▸ **Material**:

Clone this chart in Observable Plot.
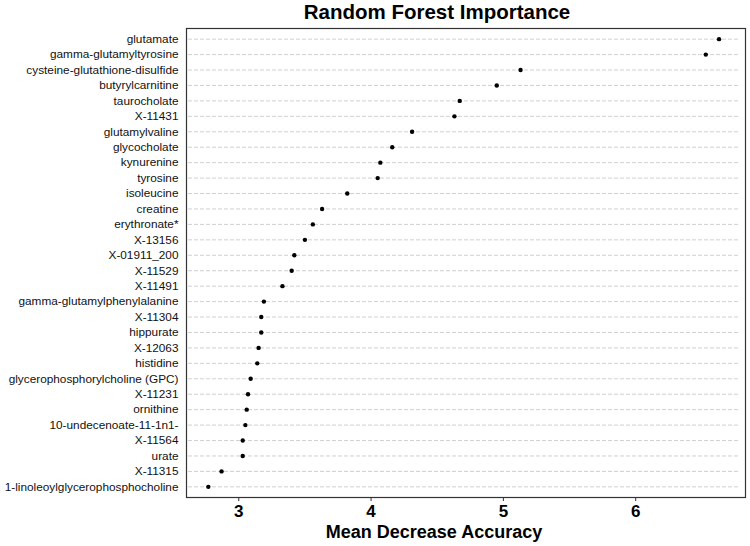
<!DOCTYPE html>
<html>
<head>
<meta charset="utf-8">
<script src="https://cdn.jsdelivr.net/npm/d3@7"></script>
<script src="https://cdn.jsdelivr.net/npm/@observablehq/plot@0.6"></script>
<style>
  html, body { margin: 0; padding: 0; background: #fff; }
  #chart svg { display: block; }
</style>
</head>
<body>
<div id="chart"></div>
<script>
const metabolites = [
  "glutamate", "gamma-glutamyltyrosine", "cysteine-glutathione-disulfide", "butyrylcarnitine",
  "taurocholate", "X-11431", "glutamylvaline", "glycocholate", "kynurenine", "tyrosine",
  "isoleucine", "creatine", "erythronate*", "X-13156", "X-01911_200", "X-11529", "X-11491",
  "gamma-glutamylphenylalanine", "X-11304", "hippurate", "X-12063", "histidine",
  "glycerophosphorylcholine (GPC)", "X-11231", "ornithine", "10-undecenoate-11-1n1-",
  "X-11564", "urate", "X-11315", "1-linoleoylglycerophosphocholine"
];
const importance = [
  6.63, 6.53, 5.13, 4.95, 4.67, 4.63, 4.31, 4.16, 4.07, 4.05,
  3.82, 3.63, 3.56, 3.50, 3.42, 3.40, 3.33, 3.19, 3.17, 3.17,
  3.15, 3.14, 3.09, 3.07, 3.06, 3.05, 3.03, 3.03, 2.87, 2.77
];
const xTicks = [3, 4, 5, 6];
const titleText = "Random Forest Importance";
const xLabel = "Mean Decrease Accuracy";

const data = metabolites.map((name, i) => ({name, value: importance[i]}));

const chart = Plot.plot({
  width: 750,
  height: 546,
  marginLeft: 186,
  marginRight: 5,
  marginTop: 28,
  marginBottom: 49,
  style: {fontFamily: "'Liberation Sans', Arial, sans-serif", color: "#111", background: "#fff"},
  x: {domain: [2.605, 6.83], ticks: xTicks},
  y: {type: "point", domain: metabolites, padding: 0.69, round: false},
  marks: [
    Plot.gridY({stroke: "#c4c4c4", strokeOpacity: 1, strokeWidth: 0.8, strokeDasharray: "4,2", insetLeft: 2, insetRight: 7}),
    Plot.frame({stroke: "#333", strokeWidth: 1.2}),
    Plot.axisY({tickSize: 0, tickPadding: 8, fontSize: 11.8, label: null, fill: "#111"}),
    Plot.axisX({ticks: xTicks, tickFormat: "d", tickSize: 4, tickPadding: 3, fontSize: 17, fontWeight: "bold", label: null, stroke: "#333", fill: "#000"}),
    Plot.dot(data, {x: "value", y: "name", r: 2.2, fill: "#000", stroke: null}),
    Plot.text([titleText], {frameAnchor: "top", lineAnchor: "middle", dx: -29, dy: -16, fontSize: 20.5, fontWeight: "bold", fill: "#000"}),
    Plot.text([xLabel], {frameAnchor: "bottom", lineAnchor: "middle", dx: -32, dy: 35, fontSize: 18, fontWeight: "bold", fill: "#000"})
  ]
});
document.getElementById("chart").append(chart);
</script>
</body>
</html>
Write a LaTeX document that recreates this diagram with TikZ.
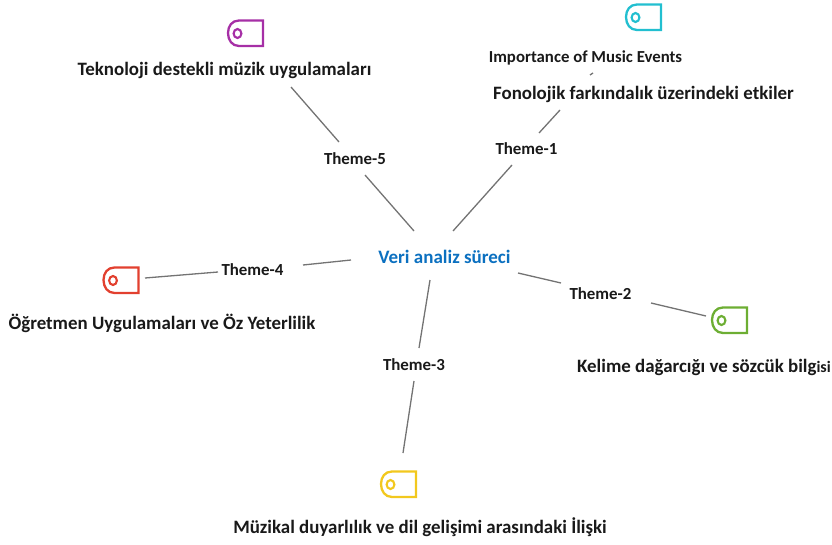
\documentclass[tikz,border=0pt]{standalone}
\usepackage{fontspec}
\setmainfont{Carlito}
\tikzset{
  lbl/.style={font=\bfseries\fontsize{18.9}{22}\selectfont, text=black!90, inner sep=0pt, anchor=center},
  thm/.style={font=\bfseries\fontsize{16.9}{20}\selectfont, text=black!90, inner sep=0pt, anchor=center},
  conn/.style={draw=black!55, line width=1.3pt},
  pics/tagicon/.style={code={
    \draw[line width=2.3pt, draw=#1, line join=miter] (18,-12.5) -- (18,13) -- (-6,13) .. controls (-13,13) and (-17,7) .. (-17,0) .. controls (-17,-7) and (-13,-12.5) .. (-6,-12.5) -- cycle;
    \draw[line width=2.1pt, draw=#1] (-7.5,0.5) ellipse (3.9 and 4.5);
  }}
}
\definecolor{cyanT}{HTML}{22BFD0}
\definecolor{purpleT}{HTML}{A62FA6}
\definecolor{greenT}{HTML}{6DAE33}
\definecolor{yellowT}{HTML}{F2C81E}
\definecolor{redT}{HTML}{E2402F}
\definecolor{blueT}{HTML}{0B70C0}
\begin{document}
\begin{tikzpicture}[x=1pt,y=-1pt]
\useasboundingbox (0,0) rectangle (832,544);
\node[lbl, text=blueT, font=\bfseries\fontsize{19}{22}\selectfont] (center) at (444.5,256.5) {Veri analiz süreci};
\node[thm] (t1) at (526.5,149) {Theme-1};
\node[thm] (t2) at (600.5,294) {Theme-2};
\node[thm] (t3) at (414,365) {Theme-3};
\node[thm] (t4) at (252.5,269.5) {Theme-4};
\node[thm] (t5) at (355,159) {Theme-5};
\node[lbl] (l1) at (643.5,94.5) {Fonolojik farkındalık üzerindeki etkiler};
\node[lbl, font=\bfseries\fontsize{16.8}{20}\selectfont] (l1b) at (585.5,57.5) {Importance of Music Events};
\node[lbl] (l2) at (704,367.5) {Kelime dağarcığı ve sözcük bilg{\fontsize{16}{18}\selectfont isi}};
\node[lbl] (l3) at (420,527.5) {Müzikal duyarlılık ve dil gelişimi arasındaki İlişki};
\node[lbl] (l4) at (162,323.5) {Öğretmen Uygulamaları ve Öz Yeterlilik};
\node[lbl] (l5) at (224.5,70) {Teknoloji destekli müzik uygulamaları};
\pic at (643,17) {tagicon=cyanT};
\pic at (245,33) {tagicon=purpleT};
\pic at (729,320) {tagicon=greenT};
\pic at (398,484) {tagicon=yellowT};
\pic at (120.5,280) {tagicon=redT};
\coordinate (a1) at (453,231); \coordinate (b1) at (512,165);
\coordinate (c1) at (539,133); \coordinate (d1) at (560,110);
\coordinate (e1) at (590,75);  \coordinate (f1) at (593,73);
\coordinate (a5) at (414,231); \coordinate (b5) at (365,175);
\coordinate (c5) at (339,142); \coordinate (d5) at (291,87);
\coordinate (a4) at (351,260); \coordinate (b4) at (303,265);
\coordinate (c4) at (218,272); \coordinate (d4) at (145,278);
\coordinate (a2) at (518,273); \coordinate (b2) at (561,283);
\coordinate (c2) at (651,303); \coordinate (d2) at (706,316);
\coordinate (a3) at (430,280); \coordinate (b3) at (419,348);
\coordinate (c3) at (414,381); \coordinate (d3) at (403,453);
\draw[conn] (a1) -- (b1);
\draw[conn] (c1) -- (d1);
\draw[conn] (e1) -- (f1);
\draw[conn] (a5) -- (b5);
\draw[conn] (c5) -- (d5);
\draw[conn] (a4) -- (b4);
\draw[conn] (c4) -- (d4);
\draw[conn] (a2) -- (b2);
\draw[conn] (c2) -- (d2);
\draw[conn] (a3) -- (b3);
\draw[conn] (c3) -- (d3);
\end{tikzpicture}
\end{document}
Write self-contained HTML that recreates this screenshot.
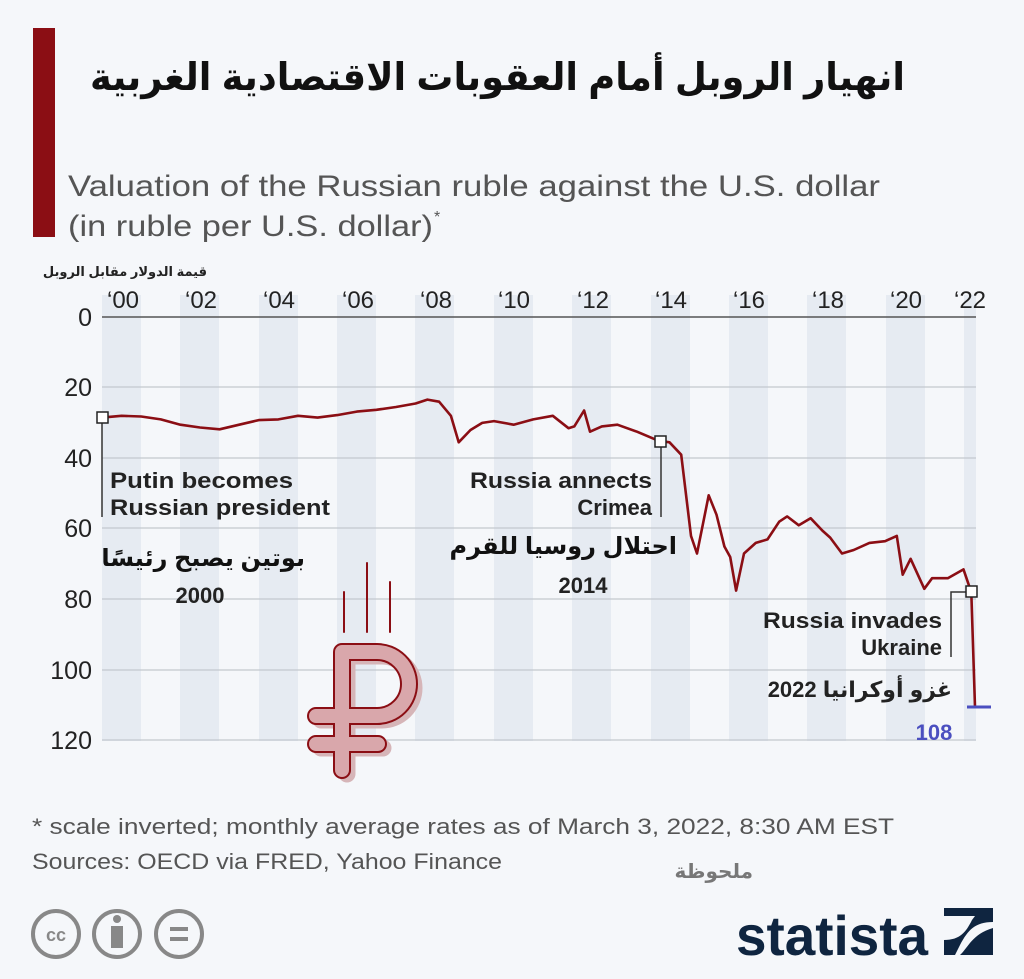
<!DOCTYPE html>
<html><head><meta charset="utf-8"><style>
html,body{margin:0;padding:0;background:#f5f7fa}
svg{display:block}
text{font-family:"Liberation Sans","Noto Sans CJK SC","DejaVu Sans",sans-serif}
</style></head><body>
<svg width="1024" height="979" viewBox="0 0 1024 979" xmlns="http://www.w3.org/2000/svg">
<rect width="1024" height="979" fill="#f5f7fa"/>
<rect x="33" y="28" width="22" height="209" fill="#8b0e14"/>
<text x="905" y="90" text-anchor="end" font-size="38" font-weight="bold" fill="#111" textLength="815" lengthAdjust="spacingAndGlyphs">انهيار الروبل أمام العقوبات الاقتصادية الغربية</text>
<text x="68" y="196" font-size="30" fill="#555" textLength="812" lengthAdjust="spacingAndGlyphs">Valuation of the Russian ruble against the U.S. dollar</text>
<text x="68" y="236" font-size="30" fill="#555" textLength="365" lengthAdjust="spacingAndGlyphs">(in ruble per U.S. dollar)</text>
<text x="434" y="222" font-size="16" fill="#555">*</text>
<text x="207" y="276" text-anchor="end" font-size="13" font-weight="bold" fill="#222">قيمة الدولار مقابل الروبل</text>
<!-- bands -->
<g fill="#e6ebf2">
<rect x="102" y="295" width="39" height="446"/>
<rect x="180" y="295" width="39" height="446"/>
<rect x="259" y="295" width="39" height="446"/>
<rect x="337" y="295" width="39" height="446"/>
<rect x="415" y="295" width="39" height="446"/>
<rect x="494" y="295" width="39" height="446"/>
<rect x="572" y="295" width="39" height="446"/>
<rect x="651" y="295" width="39" height="446"/>
<rect x="729" y="295" width="39" height="446"/>
<rect x="807" y="295" width="39" height="446"/>
<rect x="886" y="295" width="39" height="446"/>
<rect x="964" y="295" width="12" height="446"/>
</g>
<g stroke="#c4c8ce" stroke-width="1.2">
<line x1="102" y1="387" x2="976" y2="387"/>
<line x1="102" y1="458" x2="976" y2="458"/>
<line x1="102" y1="528" x2="976" y2="528"/>
<line x1="102" y1="599" x2="976" y2="599"/>
<line x1="102" y1="670" x2="976" y2="670"/>
<line x1="102" y1="740" x2="976" y2="740"/>
</g>
<line x1="102" y1="317" x2="976" y2="317" stroke="#555" stroke-width="1.5"/>
<g font-size="25" fill="#222" text-anchor="end">
<text x="92" y="326">0</text><text x="92" y="396">20</text><text x="92" y="467">40</text>
<text x="92" y="537">60</text><text x="92" y="608">80</text><text x="92" y="679">100</text><text x="92" y="749">120</text>
</g>
<g font-size="24" fill="#222" text-anchor="middle">
<text x="123" y="308">‘00</text><text x="201" y="308">‘02</text><text x="279" y="308">‘04</text>
<text x="358" y="308">‘06</text><text x="436" y="308">‘08</text><text x="514" y="308">‘10</text>
<text x="593" y="308">‘12</text><text x="671" y="308">‘14</text><text x="749" y="308">‘16</text>
<text x="828" y="308">‘18</text><text x="906" y="308">‘20</text><text x="970" y="308">‘22</text>
</g>
<!-- ruble icon -->
<g fill="none" stroke-linecap="round" stroke-linejoin="round">
<line x1="344" y1="592" x2="344" y2="632" stroke="#8b0e14" stroke-width="2"/>
<line x1="367" y1="563" x2="367" y2="632" stroke="#8b0e14" stroke-width="2"/>
<line x1="390" y1="582" x2="390" y2="632" stroke="#8b0e14" stroke-width="2"/>
<path d="M347,774 V656 H382 A32,32 0 0 1 382,720 H321 M321,748 H383" stroke="#d6b5b8" stroke-width="17"/>
<path d="M342,770 V652 H377 A32,32 0 0 1 377,716 H316 M316,744 H378" stroke="#8b0e14" stroke-width="18"/>
<path d="M342,770 V652 H377 A32,32 0 0 1 377,716 H316 M316,744 H378" stroke="#d9a7ab" stroke-width="14"/>
</g>
<!-- annotation lines -->
<g stroke="#333" stroke-width="1.5" fill="none">
<line x1="102" y1="420" x2="102" y2="517"/>
<line x1="661" y1="442" x2="661" y2="517"/>
<polyline points="966,592 951,592 951,657"/>
</g>
<polyline fill="none" stroke="#8b0e14" stroke-width="2.6" stroke-linejoin="round" points="102,417.6 121.6,415.8 141.2,416.5 160.8,419.4 180.4,424.7 200,427.5 219.6,429.3 239.2,424.7 258.8,420.1 278.4,419.4 298,415.8 317.6,417.6 337.2,415.1 356.8,411.6 376.4,409.8 396,407 415.6,403.5 427.4,399.6 439.1,401.7 450.9,415.8 458.7,442.3 470.5,430 482.2,422.9 494,421.1 513.6,424.7 533.2,419.4 552.8,415.8 568.5,428.2 574.3,426.4 584.1,410.5 590,431.7 601.8,426.4 617.4,424.7 637,431.7 658,440.6 669.5,442.3 681.2,454.7 691,535.9 697,553.5 708.7,495.3 716.5,514.7 724.4,546.5 730.2,557 736.1,590.6 744,553.5 755.8,542.9 767.5,539.4 779.2,521.7 787.1,516.4 798.8,525.3 810.6,518.2 822.4,530.6 830.2,537.6 842,553.5 853.7,550 869.4,542.9 885.1,541.2 896.8,535.9 902.7,574.7 910.6,558.8 924.3,588.8 932.1,578.2 947.8,578.2 963.5,569.4 971.3,592.3 975,707"/>
<line x1="967" y1="707" x2="991" y2="707" stroke="#4b4fc0" stroke-width="3"/>
<g fill="#fff" stroke="#222" stroke-width="1.5">
<rect x="97" y="412" width="11" height="11"/>
<rect x="655" y="436" width="11" height="11"/>
<rect x="966" y="586" width="11" height="11"/>
</g>
<g font-size="22" fill="#222" font-weight="bold">
<text x="110" y="488" textLength="183" lengthAdjust="spacingAndGlyphs">Putin becomes</text>
<text x="110" y="515" textLength="220" lengthAdjust="spacingAndGlyphs">Russian president</text>
<text x="470" y="488" textLength="182" lengthAdjust="spacingAndGlyphs">Russia annects</text>
<text x="652" y="515" text-anchor="end">Crimea</text>
<text x="763" y="628" textLength="179" lengthAdjust="spacingAndGlyphs">Russia invades</text>
<text x="942" y="655" text-anchor="end">Ukraine</text>
<text x="200" y="603" text-anchor="middle">2000</text>
<text x="583" y="593" text-anchor="middle">2014</text>
<text x="952" y="697" text-anchor="end">2022 غزو أوكرانيا</text>
</g>
<text x="305" y="566" text-anchor="end" font-size="24" font-weight="bold" fill="#111">بوتين يصبح رئيسًا</text>
<text x="677" y="554" text-anchor="end" font-size="24" font-weight="bold" fill="#111">احتلال روسيا للقرم</text>
<text x="934" y="740" text-anchor="middle" font-size="22" font-weight="bold" fill="#4b4fc0">108</text>
<text x="32" y="834" font-size="22" fill="#555" textLength="862" lengthAdjust="spacingAndGlyphs">* scale inverted; monthly average rates as of March 3, 2022, 8:30 AM EST</text>
<text x="32" y="869" font-size="22" fill="#555" textLength="470" lengthAdjust="spacingAndGlyphs">Sources: OECD via FRED, Yahoo Finance</text>
<text x="753" y="878" text-anchor="end" font-size="20" font-weight="bold" fill="#777">ملحوظة</text>
<g fill="none" stroke="#888" stroke-width="4">
<circle cx="56" cy="934" r="23"/><circle cx="117" cy="934" r="23"/><circle cx="179" cy="934" r="23"/>
</g>
<text x="56" y="941" text-anchor="middle" font-size="18" font-weight="bold" fill="#888">cc</text>
<circle cx="117" cy="919" r="4" fill="#888"/>
<rect x="111" y="926" width="12" height="22" fill="#888"/>
<rect x="170" y="927" width="18" height="4" fill="#888"/><rect x="170" y="937" width="18" height="4" fill="#888"/>
<text x="736" y="955" font-size="56" font-weight="bold" fill="#0f2540" textLength="192" lengthAdjust="spacingAndGlyphs">statista</text>
<path d="M944,908 H993 V922 C975,922 968,930 960,945 L955,955 H944 V940 C960,940 966,932 972,920 L975,916 H944 Z" fill="#0f2540"/>
<path d="M993,928 V955 H960 C968,948 972,934 993,928 Z" fill="#0f2540"/>
</svg>
</body></html>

▸ **Short exercise**: Of the lines in the entries above, how many include "recreates"? Only the number should be given.

▸ **The answer**: 2